What to work on
Copy the lines of the data below exactly, starting at the first and stopping after the line that contains "(0,0) rectangle (1114,593);"; include no pictures.

Supplied data
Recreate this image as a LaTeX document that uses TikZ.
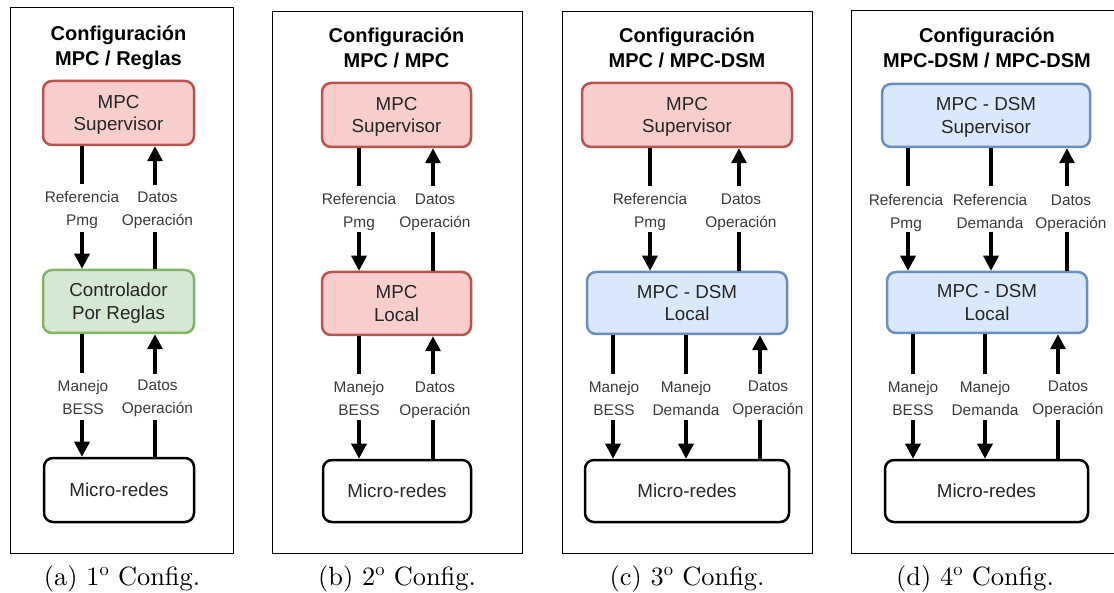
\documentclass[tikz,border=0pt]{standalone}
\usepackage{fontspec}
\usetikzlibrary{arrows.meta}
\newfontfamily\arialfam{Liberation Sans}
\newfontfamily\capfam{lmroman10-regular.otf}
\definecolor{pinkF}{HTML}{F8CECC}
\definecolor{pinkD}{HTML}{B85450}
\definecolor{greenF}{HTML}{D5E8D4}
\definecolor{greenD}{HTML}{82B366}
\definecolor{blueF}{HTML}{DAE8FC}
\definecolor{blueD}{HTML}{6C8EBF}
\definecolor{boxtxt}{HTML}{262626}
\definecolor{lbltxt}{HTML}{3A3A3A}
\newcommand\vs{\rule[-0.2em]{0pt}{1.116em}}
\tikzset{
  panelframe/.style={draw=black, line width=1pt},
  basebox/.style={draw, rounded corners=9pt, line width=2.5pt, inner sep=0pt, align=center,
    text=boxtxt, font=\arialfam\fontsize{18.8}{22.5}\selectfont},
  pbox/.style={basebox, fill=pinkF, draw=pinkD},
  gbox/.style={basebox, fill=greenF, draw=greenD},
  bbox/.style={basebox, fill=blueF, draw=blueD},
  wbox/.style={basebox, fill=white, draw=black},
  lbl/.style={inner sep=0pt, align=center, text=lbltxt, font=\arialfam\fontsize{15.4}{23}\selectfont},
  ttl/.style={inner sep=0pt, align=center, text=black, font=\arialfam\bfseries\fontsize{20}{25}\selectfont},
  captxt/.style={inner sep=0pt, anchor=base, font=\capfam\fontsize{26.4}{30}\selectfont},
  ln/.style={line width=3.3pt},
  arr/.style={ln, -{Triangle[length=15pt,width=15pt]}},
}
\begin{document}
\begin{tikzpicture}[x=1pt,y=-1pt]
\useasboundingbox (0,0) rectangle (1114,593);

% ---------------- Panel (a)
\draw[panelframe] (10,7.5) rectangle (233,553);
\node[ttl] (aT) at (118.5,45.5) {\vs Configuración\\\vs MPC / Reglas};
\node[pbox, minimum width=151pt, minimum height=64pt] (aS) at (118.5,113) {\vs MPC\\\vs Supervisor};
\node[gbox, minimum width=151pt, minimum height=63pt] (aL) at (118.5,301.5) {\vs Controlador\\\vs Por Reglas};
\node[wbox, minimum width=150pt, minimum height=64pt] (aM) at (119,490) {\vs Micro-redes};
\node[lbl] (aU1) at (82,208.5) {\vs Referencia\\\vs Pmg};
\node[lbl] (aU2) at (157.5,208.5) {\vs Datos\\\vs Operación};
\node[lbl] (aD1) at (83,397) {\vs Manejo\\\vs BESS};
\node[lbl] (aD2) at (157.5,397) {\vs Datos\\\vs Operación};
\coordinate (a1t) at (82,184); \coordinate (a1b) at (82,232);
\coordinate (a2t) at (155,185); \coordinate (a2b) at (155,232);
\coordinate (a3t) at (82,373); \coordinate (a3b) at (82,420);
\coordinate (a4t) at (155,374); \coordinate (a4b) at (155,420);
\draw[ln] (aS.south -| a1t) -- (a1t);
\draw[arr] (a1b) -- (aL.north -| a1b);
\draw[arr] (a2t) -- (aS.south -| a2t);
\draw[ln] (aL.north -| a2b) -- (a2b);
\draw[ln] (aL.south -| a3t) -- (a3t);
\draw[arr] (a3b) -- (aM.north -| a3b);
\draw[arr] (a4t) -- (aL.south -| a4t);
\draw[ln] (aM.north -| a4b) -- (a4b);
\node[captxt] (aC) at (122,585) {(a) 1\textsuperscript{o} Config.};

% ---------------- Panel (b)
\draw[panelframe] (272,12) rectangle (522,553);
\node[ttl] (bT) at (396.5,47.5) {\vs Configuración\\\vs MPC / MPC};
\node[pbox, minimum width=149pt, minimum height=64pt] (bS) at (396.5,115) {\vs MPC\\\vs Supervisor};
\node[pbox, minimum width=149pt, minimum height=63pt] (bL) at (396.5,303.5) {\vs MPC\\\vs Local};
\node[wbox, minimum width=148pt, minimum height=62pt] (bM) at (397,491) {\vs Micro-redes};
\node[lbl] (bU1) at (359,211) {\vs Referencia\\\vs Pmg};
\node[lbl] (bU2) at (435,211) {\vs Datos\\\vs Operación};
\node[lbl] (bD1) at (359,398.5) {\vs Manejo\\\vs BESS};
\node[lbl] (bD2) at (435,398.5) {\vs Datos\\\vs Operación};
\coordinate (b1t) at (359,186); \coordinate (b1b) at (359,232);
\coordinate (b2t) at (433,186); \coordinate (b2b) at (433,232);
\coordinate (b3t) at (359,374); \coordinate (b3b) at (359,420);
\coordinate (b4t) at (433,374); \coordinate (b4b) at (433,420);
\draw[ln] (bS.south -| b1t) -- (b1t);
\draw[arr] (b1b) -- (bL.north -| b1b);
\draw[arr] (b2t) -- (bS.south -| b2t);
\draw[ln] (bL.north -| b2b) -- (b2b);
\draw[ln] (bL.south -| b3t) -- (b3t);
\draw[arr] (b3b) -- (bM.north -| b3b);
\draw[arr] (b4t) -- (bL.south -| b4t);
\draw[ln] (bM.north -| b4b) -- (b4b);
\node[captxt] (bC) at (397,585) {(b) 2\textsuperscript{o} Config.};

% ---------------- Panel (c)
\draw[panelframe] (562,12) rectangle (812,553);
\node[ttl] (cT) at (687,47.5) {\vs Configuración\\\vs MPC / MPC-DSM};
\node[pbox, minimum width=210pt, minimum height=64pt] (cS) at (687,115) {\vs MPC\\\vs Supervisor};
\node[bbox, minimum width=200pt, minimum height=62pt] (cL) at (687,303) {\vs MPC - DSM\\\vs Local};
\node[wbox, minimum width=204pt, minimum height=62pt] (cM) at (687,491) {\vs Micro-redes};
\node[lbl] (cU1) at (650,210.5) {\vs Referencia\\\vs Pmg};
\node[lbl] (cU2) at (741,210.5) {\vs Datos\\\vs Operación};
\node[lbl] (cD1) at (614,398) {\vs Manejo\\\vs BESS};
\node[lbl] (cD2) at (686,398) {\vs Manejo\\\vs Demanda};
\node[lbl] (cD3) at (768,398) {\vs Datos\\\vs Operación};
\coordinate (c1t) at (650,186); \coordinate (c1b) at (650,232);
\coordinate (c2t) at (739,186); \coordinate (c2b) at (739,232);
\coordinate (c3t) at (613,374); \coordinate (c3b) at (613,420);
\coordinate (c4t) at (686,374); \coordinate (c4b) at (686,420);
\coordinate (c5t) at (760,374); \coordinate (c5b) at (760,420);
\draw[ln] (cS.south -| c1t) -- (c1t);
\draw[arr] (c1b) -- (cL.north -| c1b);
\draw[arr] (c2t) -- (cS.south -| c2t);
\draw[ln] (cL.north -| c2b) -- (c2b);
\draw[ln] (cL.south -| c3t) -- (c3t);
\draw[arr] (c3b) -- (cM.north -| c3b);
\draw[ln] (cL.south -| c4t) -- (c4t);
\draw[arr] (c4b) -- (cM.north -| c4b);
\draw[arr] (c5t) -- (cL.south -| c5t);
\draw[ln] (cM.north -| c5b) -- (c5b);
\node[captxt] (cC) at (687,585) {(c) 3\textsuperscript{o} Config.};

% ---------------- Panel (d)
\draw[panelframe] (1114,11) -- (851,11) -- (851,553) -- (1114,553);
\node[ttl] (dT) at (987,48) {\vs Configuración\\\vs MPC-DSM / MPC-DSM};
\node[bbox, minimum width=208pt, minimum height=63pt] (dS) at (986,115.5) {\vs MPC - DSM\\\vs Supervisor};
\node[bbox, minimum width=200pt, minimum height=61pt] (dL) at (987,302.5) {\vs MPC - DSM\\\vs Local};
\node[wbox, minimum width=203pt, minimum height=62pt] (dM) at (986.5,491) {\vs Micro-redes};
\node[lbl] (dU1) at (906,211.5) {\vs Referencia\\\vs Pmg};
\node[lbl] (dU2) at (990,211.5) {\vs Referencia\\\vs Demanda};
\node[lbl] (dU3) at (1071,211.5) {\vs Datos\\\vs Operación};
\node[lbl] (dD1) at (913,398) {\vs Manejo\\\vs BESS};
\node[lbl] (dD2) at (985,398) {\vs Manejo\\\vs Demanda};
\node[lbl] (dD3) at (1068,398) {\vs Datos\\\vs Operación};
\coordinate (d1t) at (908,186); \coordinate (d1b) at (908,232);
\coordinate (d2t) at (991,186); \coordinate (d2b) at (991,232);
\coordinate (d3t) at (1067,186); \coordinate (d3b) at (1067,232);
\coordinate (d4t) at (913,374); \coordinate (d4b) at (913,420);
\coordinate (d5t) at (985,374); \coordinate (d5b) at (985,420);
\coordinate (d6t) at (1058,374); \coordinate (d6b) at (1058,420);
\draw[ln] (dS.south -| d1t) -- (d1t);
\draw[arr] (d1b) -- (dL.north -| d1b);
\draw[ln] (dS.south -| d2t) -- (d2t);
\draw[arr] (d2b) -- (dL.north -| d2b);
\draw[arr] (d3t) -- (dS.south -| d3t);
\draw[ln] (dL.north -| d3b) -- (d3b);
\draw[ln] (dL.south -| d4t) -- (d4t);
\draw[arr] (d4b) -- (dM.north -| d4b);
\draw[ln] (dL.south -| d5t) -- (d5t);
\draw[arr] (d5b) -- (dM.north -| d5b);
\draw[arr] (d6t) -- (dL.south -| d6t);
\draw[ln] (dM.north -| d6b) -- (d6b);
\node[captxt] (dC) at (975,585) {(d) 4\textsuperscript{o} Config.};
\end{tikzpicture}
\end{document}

Response
Recreate this image as a LaTeX document that uses TikZ.
\documentclass[tikz,border=0pt]{standalone}
\usepackage{fontspec}
\usetikzlibrary{arrows.meta}
\newfontfamily\arialfam{Liberation Sans}
\newfontfamily\capfam{lmroman10-regular.otf}
\definecolor{pinkF}{HTML}{F8CECC}
\definecolor{pinkD}{HTML}{B85450}
\definecolor{greenF}{HTML}{D5E8D4}
\definecolor{greenD}{HTML}{82B366}
\definecolor{blueF}{HTML}{DAE8FC}
\definecolor{blueD}{HTML}{6C8EBF}
\definecolor{boxtxt}{HTML}{262626}
\definecolor{lbltxt}{HTML}{3A3A3A}
\newcommand\vs{\rule[-0.2em]{0pt}{1.116em}}
\tikzset{
  panelframe/.style={draw=black, line width=1pt},
  basebox/.style={draw, rounded corners=9pt, line width=2.5pt, inner sep=0pt, align=center,
    text=boxtxt, font=\arialfam\fontsize{18.8}{22.5}\selectfont},
  pbox/.style={basebox, fill=pinkF, draw=pinkD},
  gbox/.style={basebox, fill=greenF, draw=greenD},
  bbox/.style={basebox, fill=blueF, draw=blueD},
  wbox/.style={basebox, fill=white, draw=black},
  lbl/.style={inner sep=0pt, align=center, text=lbltxt, font=\arialfam\fontsize{15.4}{23}\selectfont},
  ttl/.style={inner sep=0pt, align=center, text=black, font=\arialfam\bfseries\fontsize{20}{25}\selectfont},
  captxt/.style={inner sep=0pt, anchor=base, font=\capfam\fontsize{26.4}{30}\selectfont},
  ln/.style={line width=3.3pt},
  arr/.style={ln, -{Triangle[length=15pt,width=15pt]}},
}
\begin{document}
\begin{tikzpicture}[x=1pt,y=-1pt]
\useasboundingbox (0,0) rectangle (1114,593);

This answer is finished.